◆ **Directions for this task**:
Leave the pictures out and retype the lines from the beginning through the line with "const xLabelYears = [2015, 2020];", both ends included.

◆ **Collected data**:
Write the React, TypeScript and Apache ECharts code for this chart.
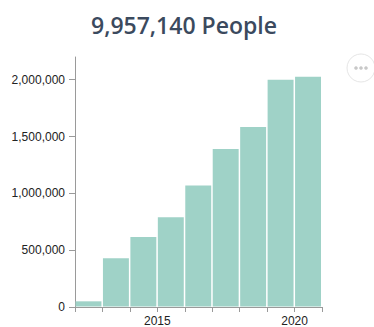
import React, { useEffect, useRef } from "react";
import * as echarts from "echarts";

const titleText = "9,957,140 People";
const years = [2012, 2013, 2014, 2015, 2016, 2017, 2018, 2019, 2020];
const people = [50000, 430000, 615000, 790000, 1070000, 1390000, 1585000, 2000000, 2027000];
const yTicks = [0, 500000, 1000000, 1500000, 2000000];
const xLabelYears = [2015, 2020];

export default function App() {
  const ref = useRef<HTMLDivElement>(null);
  useEffect(() => {
    if (!ref.current) return;
    const chart = echarts.init(ref.current, null, { renderer: "svg" });
    const data = years.map((y, i) => [y, y + 1, people[i]]);
    chart.setOption({
      animation: false,
      title: {
        text: titleText,
        left: 86,
        top: 8,
        textStyle: {
          fontFamily: "Open Sans",
          fontWeight: 600,
          fontSize: 23,
          color: "#3b4a5e",
        },
      },
      grid: { left: 75, right: 52, top: 57, bottom: 19.5, containLabel: false },
      xAxis: {
        type: "value",
        min: 2012,
        max: 2021,
        interval: 1,
        splitLine: { show: false },
        axisLine: { show: true, onZero: false, lineStyle: { color: "#9a9a9a", width: 1 } },
        axisTick: { show: true, length: 5, lineStyle: { color: "#9a9a9a" } },
        axisLabel: {
          margin: 8,
          fontFamily: "Liberation Sans",
          fontSize: 12,
          color: "#222",
          formatter: (v: number) => (xLabelYears.includes(v) ? String(v) : ""),
        },
      },
      yAxis: {
        type: "value",
        min: 0,
        max: 2200000,
        splitLine: { show: false },
        axisLine: { show: true, lineStyle: { color: "#9a9a9a", width: 1 } },
        axisTick: { show: true, length: 6, customValues: yTicks, lineStyle: { color: "#9a9a9a" } },
        axisLabel: {
          margin: 10,
          fontFamily: "Liberation Sans",
          fontSize: 12,
          color: "#222",
          customValues: yTicks,
          formatter: (v: number) => v.toLocaleString("en-US"),
        },
      },
      series: [
        {
          type: "custom",
          data,
          renderItem: (params: any, api: any) => {
            const p0 = api.coord([api.value(0), api.value(2)]);
            const p1 = api.coord([api.value(1), 0]);
            return {
              type: "rect",
              shape: { x: p0[0] + 0.5, y: p0[1], width: p1[0] - p0[0] - 1.5, height: p1[1] - p0[1] - 0.5 },
              style: { fill: "#9fd2c7" },
            };
          },
        },
      ],
      graphic: [
        {
          type: "circle",
          shape: { cx: 361, cy: 68, r: 14 },
          style: { fill: "#fff", stroke: "#e6e6e6", lineWidth: 1 },
        },
        { type: "circle", shape: { cx: 356, cy: 68, r: 1.8 }, style: { fill: "#c8c8c8" } },
        { type: "circle", shape: { cx: 361, cy: 68, r: 1.8 }, style: { fill: "#c8c8c8" } },
        { type: "circle", shape: { cx: 366, cy: 68, r: 1.8 }, style: { fill: "#c8c8c8" } },
      ],
    });
    return () => chart.dispose();
  }, []);
  return <div ref={ref} style={{ width: 374, height: 327, position: "absolute", left: 0, top: 0 }} />;
}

◆ **Task response**:
Write the React, TypeScript and Apache ECharts code for this chart.
import React, { useEffect, useRef } from "react";
import * as echarts from "echarts";

const titleText = "9,957,140 People";
const years = [2012, 2013, 2014, 2015, 2016, 2017, 2018, 2019, 2020];
const people = [50000, 430000, 615000, 790000, 1070000, 1390000, 1585000, 2000000, 2027000];
const yTicks = [0, 500000, 1000000, 1500000, 2000000];
const xLabelYears = [2015, 2020];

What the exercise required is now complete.